Justin is envious of photographers who shot the Dicky years ago before so much had been lost.

"You see photos of what it used to look like and it's just crazy.

"But it's an honour to be photographing it now while it's still there."

Justin said that although he would hate to see it removed from the beach, the Dicky had to go - for it's own sake.

"When I see it, I feel a lot of history," he said.

"From a photographer's point of view, it sucks that it will go but we can see over the years that it's fading away and I'd rather see it preserved how it is than be gone in a couple of years."


Brett McIntosh, of Sunshine Coast Scenery, said the wreck had probably deteriorated beyond the point that was useful for photographers.

"As soon as one side disappeared, it was harder to take shots of, and many have lost interest," he said.

"It's still on the photographers' map, though. It's a good location for photograph because it tells a story.

"A shipwreck on the beach is always going to be a good photographic subject," he said.

Mr McIntosh said although the time might come when the wreck had to be moved, it was too early to do it now.

He felt relocation should not be necessary for another five or 10 years.

Click here to see more of Brett's photos here

SS Dicky by Paul Frahm
SS Dicky by Paul Frahm

Surfer Gary Tronc

THE SS Dicky was part of the landscape at Dicky Beach when Gary Tronc started surfing in the Caloundra area in the 1970s.

"I used to live right on the beach and it was always there. It's part of the beach," said Gary, who now lives at Mooloolah and has been out of the water for a few years.

In his day, Gary had a near miss with the wreck.

He came off unscathed but his surfboard did not. He blames himself for surfing too close.

He would like to see the wreck moved from the beach, not so much for safety reasons as for the sake of the wreck and history.

"I myself think they should pull it out and restore it or leave it in the condition that it's in now, just so it's preserved," he said.

"Even if it's just the hulk with a bit of the side that there is now, it's still something.

"It'd be out of the water and out of the wet and at least then people would still know the history."

Three people on top of the S.S. Dicky, circa 1900. Photo - Heritage
Three people on top of the S.S. Dicky, circa 1900. Photo - Heritage

Bill Darby, Caloundra Chamber of Commerce tourism and events chairman

BILL Darby described the Dicky as a part of Caloundra's holiday experience for decades.

"Generations of people have been coming here for the last 60 years who would consider it an icon that they keep an eye on as it continues to disintegrate," he said.

Mr Darby said preservation of the wreck seemed to be the "sensible and respectful thing".

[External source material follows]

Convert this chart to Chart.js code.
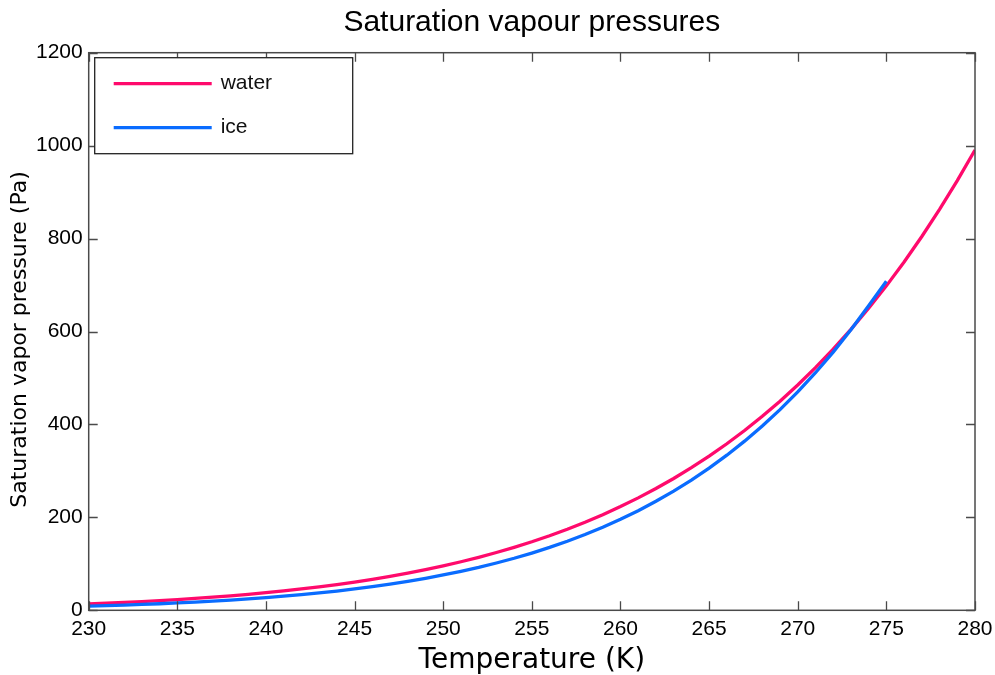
<!DOCTYPE html>
<html>
<head>
<meta charset="utf-8">
<script src="https://cdn.jsdelivr.net/npm/chart.js@4/dist/chart.umd.min.js"></script>
<style>
  html, body { margin: 0; padding: 0; background: #ffffff; }
  #wrap { width: 995px; height: 675px; }
</style>
</head>
<body>
<div id="wrap"><canvas id="c" width="995" height="675"></canvas></div>
<script>
// Temperatures (K), one per kelvin
const temperatures = [230,231,232,233,234,235,236,237,238,239,240,241,242,243,244,245,246,247,248,249,250,
  251,252,253,254,255,256,257,258,259,260,261,262,263,264,265,266,267,268,269,270,
  271,272,273,274,275,276,277,278,279,280];

// Saturation vapour pressure over liquid water (Pa)
const waterPressure = [13.6,15.2,16.9,18.7,20.8,23.0,25.5,28.2,31.1,34.3,37.9,
  41.7,45.9,50.5,55.4,60.8,66.7,73.1,80.0,87.5,95.7,
  104.5,114.0,124.4,135.5,147.5,160.5,174.5,189.5,205.7,223.2,
  241.9,262.0,283.7,306.9,331.7,358.4,386.9,417.4,450.1,485.0,
  522.3,562.1,604.6,649.9,698.2,749.6,804.4,862.7,924.7,990.6];

// Saturation vapour pressure over ice (Pa), up to 275 K
const iceTemperatures = [230,231,232,233,234,235,236,237,238,239,240,241,242,243,244,245,246,247,248,249,250,
  251,252,253,254,255,256,257,258,259,260,261,262,263,264,265,266,267,268,269,270,
  271,272,273,274,275];
const icePressure = [8.95,10.05,11.3,12.6,14.1,15.8,17.7,19.7,22.0,24.5,27.3,
  30.3,33.7,37.4,41.5,46.0,51.0,56.4,62.4,68.9,76.0,
  83.9,92.4,101.8,112.0,123.2,135.3,148.6,163.0,178.7,195.8,
  214.4,234.6,256.4,280.2,305.9,333.8,364.0,396.6,431.9,470.1,
  511.3,555.7,603.7,655.4,708.0];

// Axis ranges and tick steps
const xRange = [230, 280];
const xStep = 5;
const yRange = [0, 1200];
const yStep = 200;

const chartTitle = 'Saturation vapour pressures';
const xTitle = 'Temperature (K)';
const yTitle = 'Saturation vapor pressure (Pa)';
const seriesLabels = ['water', 'ice'];
const seriesColors = ['#ff0a6c', '#0a6cff'];

const toPoints = (xs, ys) => xs.map((x, i) => ({ x: x, y: ys[i] }));

// Frame around the plot area with inward ticks on all four sides
const frameTicks = {
  id: 'frameTicks',
  afterDraw(chart) {
    const { ctx, chartArea: a, scales } = chart;
    const len = 9;
    ctx.save();
    ctx.strokeStyle = '#4a4a4a';
    ctx.lineWidth = 1.3;
    ctx.beginPath();
    scales.x.ticks.forEach(t => {
      const px = Math.round(scales.x.getPixelForValue(t.value)) + 0.5;
      ctx.moveTo(px, a.bottom); ctx.lineTo(px, a.bottom - len);
      ctx.moveTo(px, a.top); ctx.lineTo(px, a.top + len);
    });
    scales.y.ticks.forEach(t => {
      const py = Math.round(scales.y.getPixelForValue(t.value)) + 0.5;
      ctx.moveTo(a.left, py); ctx.lineTo(a.left + len, py);
      ctx.moveTo(a.right, py); ctx.lineTo(a.right - len, py);
    });
    ctx.stroke();
    ctx.lineWidth = 1.5;
    ctx.strokeRect(a.left, a.top, a.right - a.left, a.bottom - a.top);
    ctx.restore();
  }
};

// Title centred over the plot area, and the rotated y-axis title
const titles = {
  id: 'titles',
  afterDraw(chart) {
    const { ctx, chartArea: a } = chart;
    ctx.save();
    ctx.fillStyle = '#000000';
    ctx.textAlign = 'center';
    ctx.textBaseline = 'middle';
    ctx.font = '30px "Liberation Sans", Arial, sans-serif';
    ctx.fillText(chartTitle, (a.left + a.right) / 2, 23);
    ctx.translate(20, (a.top + a.bottom) / 2 + 8);
    ctx.rotate(-Math.PI / 2);
    ctx.font = '22px "DejaVu Sans", sans-serif';
    ctx.fillText(yTitle, 0, 0);
    ctx.restore();
  }
};

// Boxed legend inside the upper-left corner of the plot area
const insetLegend = {
  id: 'insetLegend',
  afterDraw(chart) {
    const { ctx, chartArea: a } = chart;
    const bx = a.left + 6, by = a.top + 5, bw = 258, bh = 96;
    ctx.save();
    ctx.fillStyle = '#ffffff';
    ctx.fillRect(bx, by, bw, bh);
    ctx.strokeStyle = '#222222';
    ctx.lineWidth = 1.3;
    ctx.strokeRect(bx, by, bw, bh);
    ctx.font = '21px "Liberation Sans", Arial, sans-serif';
    ctx.textBaseline = 'middle';
    chart.data.datasets.forEach((ds, i) => {
      const y = by + 26 + i * 44;
      ctx.strokeStyle = ds.borderColor;
      ctx.lineWidth = 3.3;
      ctx.beginPath();
      ctx.moveTo(bx + 19, y);
      ctx.lineTo(bx + 117, y);
      ctx.stroke();
      ctx.fillStyle = '#111111';
      ctx.fillText(ds.label, bx + 126, y);
    });
    ctx.restore();
  }
};

new Chart(document.getElementById('c'), {
  type: 'line',
  data: {
    datasets: [
      {
        label: seriesLabels[0],
        data: toPoints(temperatures, waterPressure),
        borderColor: seriesColors[0],
        borderWidth: 3.3,
        pointRadius: 0,
        tension: 0,
        fill: false,
        order: 1
      },
      {
        label: seriesLabels[1],
        data: toPoints(iceTemperatures, icePressure),
        borderColor: seriesColors[1],
        borderWidth: 3.3,
        pointRadius: 0,
        tension: 0,
        fill: false,
        order: 0
      }
    ]
  },
  options: {
    responsive: false,
    animation: false,
    layout: { padding: { left: 0, right: 20, top: 52.7, bottom: 0 } },
    plugins: {
      legend: { display: false },
      tooltip: { enabled: false },
      title: { display: false }
    },
    scales: {
      x: {
        type: 'linear',
        min: xRange[0],
        max: xRange[1],
        grid: { display: false, drawTicks: false },
        border: { display: false },
        ticks: {
          stepSize: xStep,
          color: '#000000',
          padding: 6,
          maxRotation: 0,
          font: { family: '"Liberation Sans", Arial, sans-serif', size: 21 }
        },
        title: {
          display: true,
          text: xTitle,
          color: '#000000',
          font: { family: '"DejaVu Sans", sans-serif', size: 28, lineHeight: 1.0 },
          padding: { top: 2, bottom: 0 }
        },
        afterFit(scale) {
          scale.height = 64.7;
          scale.paddingLeft = 0;
          scale.paddingRight = 0;
        }
      },
      y: {
        min: yRange[0],
        max: yRange[1],
        grid: { display: false, drawTicks: false },
        border: { display: false },
        ticks: {
          stepSize: yStep,
          color: '#000000',
          padding: 6,
          callback: (v) => String(v),
          font: { family: '"Liberation Sans", Arial, sans-serif', size: 21 }
        },
        title: { display: false },
        afterFit(scale) {
          scale.width = 88.7;
          scale.paddingTop = 0;
          scale.paddingBottom = 0;
        }
      }
    }
  },
  plugins: [frameTicks, titles, insetLegend]
});
</script>
</body>
</html>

He said Caloundra was nearly 100 years old and the Sunshine Coast as a region was coming up to its 50th year but there were very few visible signs of local history.

Mr Darby said the Dicky could be preserved as a key exhibit in a museum and continue to tell a story about Caloundra's and be a tourist attraction.

"I think it's great that something is being done now," he said.

"I think preserving it is showing respect for it."